A duplication project at Fairy Bower between 2019 and 2021 saw the Capricorn Highway between Gracemere and Rockhampton widened to a four lane separated highway to enable better traffic flow into the city, particularly during peak times. The project included the installation of new traffic signals on the highway at Fairy Bower, at the intersection of Fairy Bower Road, Old Gracemere Road and the Capricorn Highway. Construction commenced in October 2019 and was completed by July 2021.

Fairy Bower is destined to become the southern access to the new Rockhampton Ring Road which will take the Bruce Highway around the western outskirts of Rockhampton instead of through the city. A new roundabout and high-level slip lane is expected to be constructed at Fairy Bower as part of the Rockhampton Ring Road.

== Demographics ==
In the , Fairy Bower had a population of 97 people.
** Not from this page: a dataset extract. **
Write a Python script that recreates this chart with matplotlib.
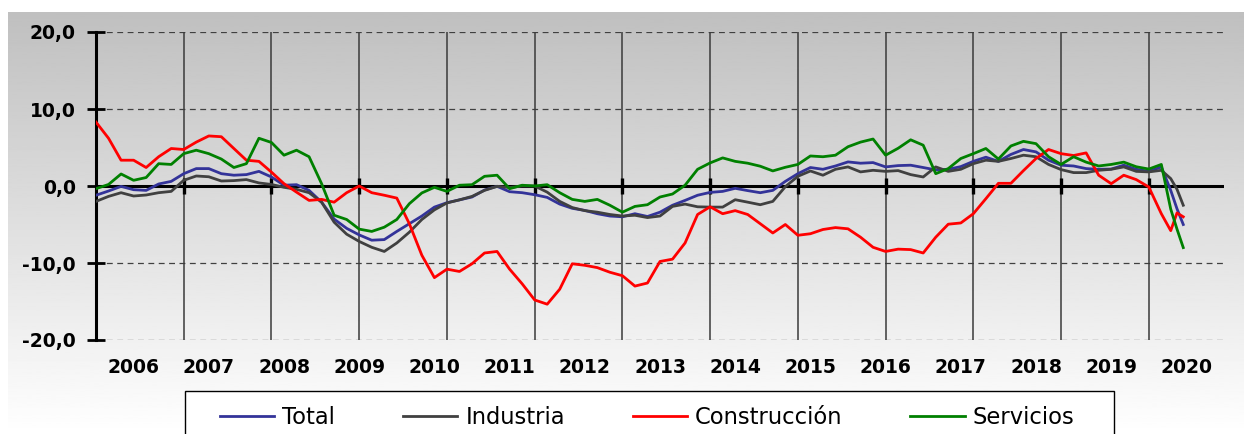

In the , Fairy Bower had a population of 99 people.

== Education ==
There are no schools in Fairy Bower. The nearest government primary schools are Gracemere State School in neighbouring Gracemere to the south and Port Curtis Road State School in Port Curtis to the south-east. The nearest government secondary school is Rockhampton State High School in Wandal to the north. There are numerous non-government school in neighbouring The Range to the north-east and in other Rockhampton suburbs.

== Big Bulls ==
The roundabout (often called the Yeppen roundabout presumably taking its name from the nearby Yeppen Yeppen Lagoon) where the highways meet is well known for the large statue of a Brahman bull that stands in the middle of the roundabout, being one of seven Big Bulls that decorate Rockhampton, which regards itself as the Beef Capital of Australia. The group of bull statues is listed as one of Australia's big things.

This particular bull attracts some criticism for facing towards the city so approaching motorists are welcomed to the city by a view of its rear end which includes its large testicles. The theft of the testicles from the bulls is a common prank and they frequently have to be replaced. Some residents also feel that the bull statues over-emphasise one aspect of the city and should be relocated to less prominent locations. However, there is strong public support for the retention of the bulls.